Saturday, October 2, 2010
"Super Sad True Love Story" by Gary Shteyngart
Musings: Super Sad True Love Story has received a lot of critical praise and hype recently, and I was drawn to Shteyngart's classification as a modern absurdist and satiric writer.
Love Story's initial focus seems to be a critique of modern America, particularly the proliferation of technology. Individuals are glued to their apparati (essentially advanced cell phones), devices which allow everything from constant shopping (primarily at sexually explicit stores) to the ranking of other individuals (in areas such as "personality" and "f*@kability"). People stream their life and feelings for the public at large, and books are mostly a thing of the past--"printed, bound media artifacts." Sound familiar? And, for me, the problem was it all did sound too familiar. Not only are those concerns something that are, essentially, the concerns of many real people today, they're also concerns that are familiar topics for YA dystopians. It was like reading a Feed or Uglies with older main characters. But, of course, reading about teenagers hooked to media is one thing, but reading about older characters just seems, well, pathetic. And though that may be the point, it also made it difficult for me to enjoy the book.

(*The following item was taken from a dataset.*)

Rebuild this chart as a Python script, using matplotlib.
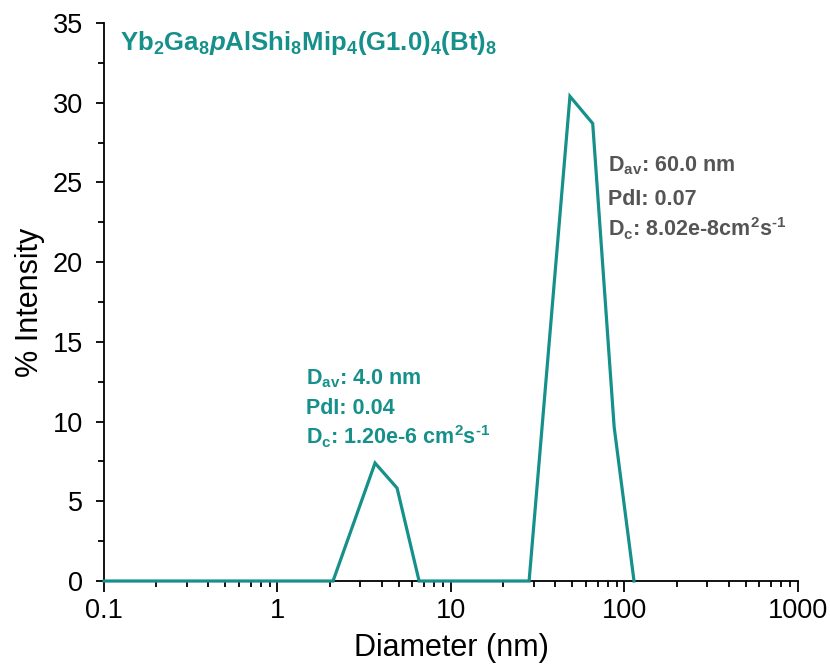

Lenny himself drove me crazy, as he seemed reminiscent of other modern male protagonists. He's pathetic and unattractive, hopelessly obsessed with Eunice, desperate to be loved, and dull. Eunice is facing the demons of an abusive father and needy family, but she hides so much of herself that it's hard to feel much for her.
I felt bored through much of the first two-thirds of the book as Lenny and Eunice push and pull without changing, growing, or moving forward in any meaningful way. However, after the crisis that occurs, I began to warm to the novel some. Perhaps it was my familiarity with the post-apocalyptic genre, but I became more interested in what would happen to the country and the characters. In this section I felt that Shteyngart was also able to show that our reliance on technology and constant need to be connected is both problematic and an undeniable part of our lives. Writing about people who committed suicide after all apparati lost connection, Lenny recalls, "One [young man who committed suicide] wrote, quite eloquently, about how he 'reached out to life,' but found there only 'walls and thoughts and faces,' which weren't enough. He needed to be ranked, to know his place in the world. And that may sound ridiculous, but I can understand him. We are all bored out of our f*@king minds. My hands are itching for connection" (270).
The book is very crude and explicit sexually, which even I found somewhat distracting. Again, there's probably a point in that, but it got a bit lost. In terms of political messages, I liked that it presented a United States that is no longer a superpower, with individuals not ready to accept that. Like much of the novel, the scenario is only too plausible in the near future.
Super Sad True Love Story is an interesting book with plenty to discuss, though I don't know that it's deserving of the amount of praise it receives. In particular, I thought it was sad that a book like this can receive so much recognition while YA novels that address similar issues are often overlooked by critics because of the intended audience.